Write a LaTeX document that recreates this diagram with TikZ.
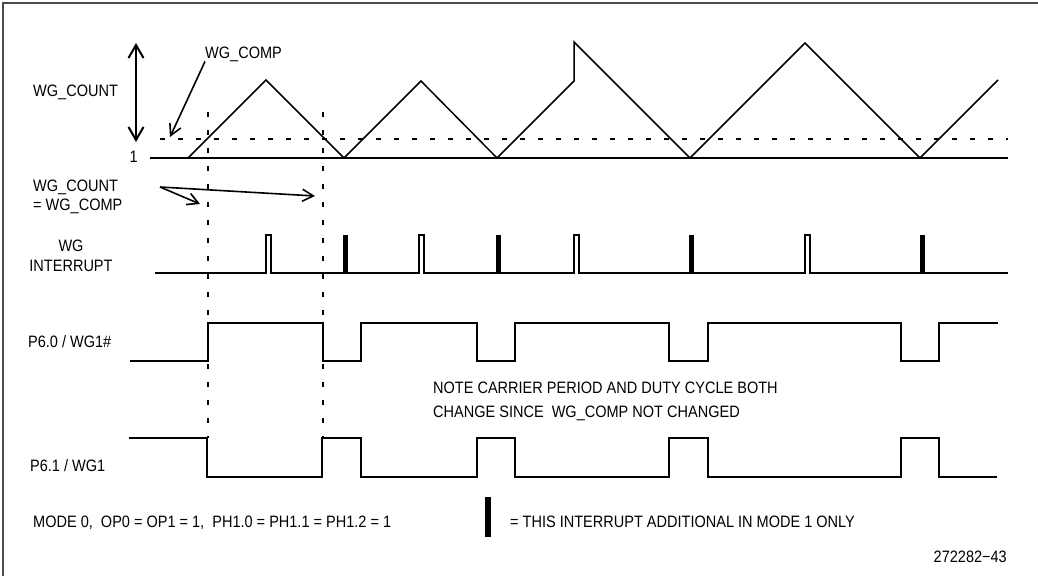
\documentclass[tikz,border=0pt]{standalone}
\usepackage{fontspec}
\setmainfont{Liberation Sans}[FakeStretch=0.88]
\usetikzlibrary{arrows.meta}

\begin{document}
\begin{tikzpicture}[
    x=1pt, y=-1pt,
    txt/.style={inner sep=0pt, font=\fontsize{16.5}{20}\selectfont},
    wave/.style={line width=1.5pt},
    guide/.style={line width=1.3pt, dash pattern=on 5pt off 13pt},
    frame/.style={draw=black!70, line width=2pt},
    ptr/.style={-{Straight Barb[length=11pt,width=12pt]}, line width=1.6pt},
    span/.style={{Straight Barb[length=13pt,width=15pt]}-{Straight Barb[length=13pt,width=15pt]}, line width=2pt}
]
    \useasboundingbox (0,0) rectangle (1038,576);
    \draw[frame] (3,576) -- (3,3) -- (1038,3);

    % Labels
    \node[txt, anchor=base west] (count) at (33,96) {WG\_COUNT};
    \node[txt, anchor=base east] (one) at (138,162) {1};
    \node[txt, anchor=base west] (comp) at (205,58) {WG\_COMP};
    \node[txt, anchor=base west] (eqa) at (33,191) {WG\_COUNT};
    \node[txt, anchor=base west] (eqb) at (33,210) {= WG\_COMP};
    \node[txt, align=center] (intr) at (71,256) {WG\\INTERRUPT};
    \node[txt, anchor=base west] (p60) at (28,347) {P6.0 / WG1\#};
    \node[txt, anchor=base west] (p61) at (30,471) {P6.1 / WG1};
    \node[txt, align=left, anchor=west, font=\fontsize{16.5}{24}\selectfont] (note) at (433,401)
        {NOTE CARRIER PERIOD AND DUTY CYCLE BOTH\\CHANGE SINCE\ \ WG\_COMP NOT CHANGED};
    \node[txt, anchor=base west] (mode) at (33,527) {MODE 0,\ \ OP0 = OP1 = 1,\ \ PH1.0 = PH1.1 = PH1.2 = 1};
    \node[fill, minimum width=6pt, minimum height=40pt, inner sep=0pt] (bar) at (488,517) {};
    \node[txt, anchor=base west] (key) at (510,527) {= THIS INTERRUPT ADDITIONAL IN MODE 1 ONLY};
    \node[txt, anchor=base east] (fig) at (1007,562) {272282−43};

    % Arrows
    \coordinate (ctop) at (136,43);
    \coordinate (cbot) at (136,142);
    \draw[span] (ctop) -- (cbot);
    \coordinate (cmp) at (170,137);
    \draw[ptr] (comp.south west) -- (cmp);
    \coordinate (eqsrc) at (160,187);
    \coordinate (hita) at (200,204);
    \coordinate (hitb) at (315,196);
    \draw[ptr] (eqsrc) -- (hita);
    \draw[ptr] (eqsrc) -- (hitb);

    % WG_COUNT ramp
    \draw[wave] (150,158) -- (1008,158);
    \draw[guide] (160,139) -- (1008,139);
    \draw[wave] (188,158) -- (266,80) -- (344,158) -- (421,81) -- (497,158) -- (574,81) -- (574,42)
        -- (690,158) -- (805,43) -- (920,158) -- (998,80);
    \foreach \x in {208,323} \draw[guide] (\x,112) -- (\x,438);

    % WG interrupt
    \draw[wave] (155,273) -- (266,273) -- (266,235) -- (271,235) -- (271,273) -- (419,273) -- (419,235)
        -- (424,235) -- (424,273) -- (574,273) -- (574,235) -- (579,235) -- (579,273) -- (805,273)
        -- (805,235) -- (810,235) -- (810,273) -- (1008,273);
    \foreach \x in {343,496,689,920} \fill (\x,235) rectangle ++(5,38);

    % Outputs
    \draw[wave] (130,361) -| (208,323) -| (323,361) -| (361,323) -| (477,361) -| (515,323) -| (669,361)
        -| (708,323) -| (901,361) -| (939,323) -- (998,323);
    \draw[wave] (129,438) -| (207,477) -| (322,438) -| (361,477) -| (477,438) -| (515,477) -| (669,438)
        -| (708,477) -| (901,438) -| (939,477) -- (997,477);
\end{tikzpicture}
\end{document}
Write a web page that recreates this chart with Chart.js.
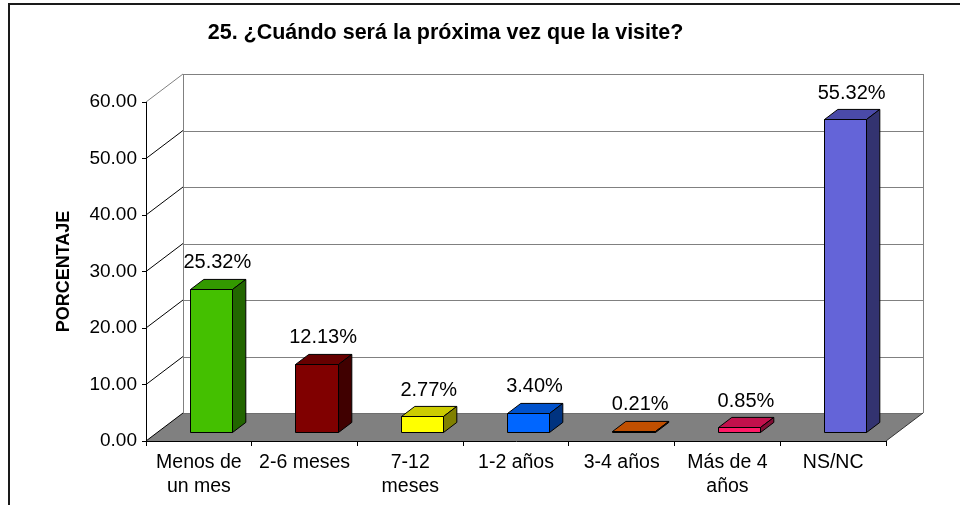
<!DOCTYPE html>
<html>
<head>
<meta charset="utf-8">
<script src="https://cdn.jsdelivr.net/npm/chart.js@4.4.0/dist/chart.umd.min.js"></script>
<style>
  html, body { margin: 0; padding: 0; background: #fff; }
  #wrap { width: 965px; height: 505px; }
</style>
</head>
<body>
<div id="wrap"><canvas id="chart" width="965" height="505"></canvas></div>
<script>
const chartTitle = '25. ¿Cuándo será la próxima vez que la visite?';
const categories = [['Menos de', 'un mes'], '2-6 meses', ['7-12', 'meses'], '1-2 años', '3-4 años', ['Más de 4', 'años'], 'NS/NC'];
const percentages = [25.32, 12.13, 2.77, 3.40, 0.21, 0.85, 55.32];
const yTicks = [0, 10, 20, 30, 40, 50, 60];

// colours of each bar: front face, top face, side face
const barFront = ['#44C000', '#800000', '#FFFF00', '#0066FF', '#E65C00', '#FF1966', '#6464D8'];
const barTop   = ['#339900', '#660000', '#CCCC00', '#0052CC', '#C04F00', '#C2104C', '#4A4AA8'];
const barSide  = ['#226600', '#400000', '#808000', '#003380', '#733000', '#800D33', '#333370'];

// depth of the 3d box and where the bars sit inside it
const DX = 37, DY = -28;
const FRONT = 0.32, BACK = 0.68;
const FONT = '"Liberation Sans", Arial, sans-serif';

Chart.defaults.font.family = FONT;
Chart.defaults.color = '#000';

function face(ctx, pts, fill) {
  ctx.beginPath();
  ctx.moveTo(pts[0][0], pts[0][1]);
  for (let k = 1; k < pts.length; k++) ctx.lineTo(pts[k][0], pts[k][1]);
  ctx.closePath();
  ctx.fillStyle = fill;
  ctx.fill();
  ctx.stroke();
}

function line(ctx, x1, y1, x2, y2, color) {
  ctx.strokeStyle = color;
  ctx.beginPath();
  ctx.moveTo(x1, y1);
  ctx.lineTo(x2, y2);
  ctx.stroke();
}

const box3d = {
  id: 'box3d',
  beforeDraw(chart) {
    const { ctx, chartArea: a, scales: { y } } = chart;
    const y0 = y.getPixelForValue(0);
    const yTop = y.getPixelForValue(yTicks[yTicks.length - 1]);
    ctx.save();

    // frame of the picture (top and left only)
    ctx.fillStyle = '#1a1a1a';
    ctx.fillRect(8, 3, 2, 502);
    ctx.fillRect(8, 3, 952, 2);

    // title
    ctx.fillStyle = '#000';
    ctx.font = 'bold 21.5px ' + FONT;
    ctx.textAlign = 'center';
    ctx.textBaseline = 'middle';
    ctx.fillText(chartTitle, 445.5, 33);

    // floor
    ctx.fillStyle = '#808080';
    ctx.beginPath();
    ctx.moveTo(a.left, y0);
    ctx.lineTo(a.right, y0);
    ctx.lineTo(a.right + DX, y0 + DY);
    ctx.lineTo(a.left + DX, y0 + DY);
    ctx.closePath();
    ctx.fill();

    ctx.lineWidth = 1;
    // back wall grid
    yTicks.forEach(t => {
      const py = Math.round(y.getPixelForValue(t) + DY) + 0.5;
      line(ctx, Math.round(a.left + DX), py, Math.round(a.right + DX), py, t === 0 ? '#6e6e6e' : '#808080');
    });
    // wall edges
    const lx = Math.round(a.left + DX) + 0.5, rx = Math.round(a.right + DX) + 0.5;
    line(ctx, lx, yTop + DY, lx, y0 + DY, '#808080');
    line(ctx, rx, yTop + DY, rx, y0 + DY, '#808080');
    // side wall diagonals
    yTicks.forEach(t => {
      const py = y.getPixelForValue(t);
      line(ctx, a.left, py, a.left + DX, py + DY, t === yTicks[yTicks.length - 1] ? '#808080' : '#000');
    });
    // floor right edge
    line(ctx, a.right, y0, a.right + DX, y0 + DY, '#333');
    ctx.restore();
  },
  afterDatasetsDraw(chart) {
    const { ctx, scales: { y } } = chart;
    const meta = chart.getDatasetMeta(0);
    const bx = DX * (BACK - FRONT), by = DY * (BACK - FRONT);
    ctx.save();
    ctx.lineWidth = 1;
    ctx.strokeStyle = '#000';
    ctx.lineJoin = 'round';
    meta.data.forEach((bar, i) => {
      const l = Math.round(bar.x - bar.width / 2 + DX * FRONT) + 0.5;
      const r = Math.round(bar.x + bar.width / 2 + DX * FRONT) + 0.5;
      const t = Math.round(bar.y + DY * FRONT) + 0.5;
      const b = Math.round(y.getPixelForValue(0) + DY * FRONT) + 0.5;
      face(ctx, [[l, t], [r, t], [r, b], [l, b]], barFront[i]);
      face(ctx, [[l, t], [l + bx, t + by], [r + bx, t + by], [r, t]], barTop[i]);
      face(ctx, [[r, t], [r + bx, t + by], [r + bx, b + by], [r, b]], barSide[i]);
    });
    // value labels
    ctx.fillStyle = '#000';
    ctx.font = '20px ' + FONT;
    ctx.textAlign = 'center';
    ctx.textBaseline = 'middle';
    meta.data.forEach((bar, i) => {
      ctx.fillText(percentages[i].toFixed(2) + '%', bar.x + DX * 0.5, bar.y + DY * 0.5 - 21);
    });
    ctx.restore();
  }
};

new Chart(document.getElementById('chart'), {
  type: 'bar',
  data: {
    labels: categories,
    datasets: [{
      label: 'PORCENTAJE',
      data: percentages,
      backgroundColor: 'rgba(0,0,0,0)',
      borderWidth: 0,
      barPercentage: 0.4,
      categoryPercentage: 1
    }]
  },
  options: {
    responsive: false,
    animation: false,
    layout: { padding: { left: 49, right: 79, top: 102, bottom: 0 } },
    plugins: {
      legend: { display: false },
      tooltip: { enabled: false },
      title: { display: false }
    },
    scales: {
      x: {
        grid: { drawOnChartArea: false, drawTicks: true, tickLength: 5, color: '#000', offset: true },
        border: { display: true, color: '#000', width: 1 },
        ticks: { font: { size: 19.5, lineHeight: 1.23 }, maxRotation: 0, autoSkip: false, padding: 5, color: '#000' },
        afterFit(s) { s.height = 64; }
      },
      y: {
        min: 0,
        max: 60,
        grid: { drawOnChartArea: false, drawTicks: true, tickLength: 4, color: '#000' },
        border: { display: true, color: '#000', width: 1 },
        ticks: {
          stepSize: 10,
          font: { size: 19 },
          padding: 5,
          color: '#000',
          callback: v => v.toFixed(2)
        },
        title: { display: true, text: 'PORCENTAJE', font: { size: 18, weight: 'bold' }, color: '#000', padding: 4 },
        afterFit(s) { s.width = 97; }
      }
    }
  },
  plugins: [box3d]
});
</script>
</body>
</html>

> What is needed
Copy, from the material above, each line in which the string "Write" occurs.

> Written response
Write a LaTeX document that recreates this diagram with TikZ.
Write a web page that recreates this chart with Chart.js.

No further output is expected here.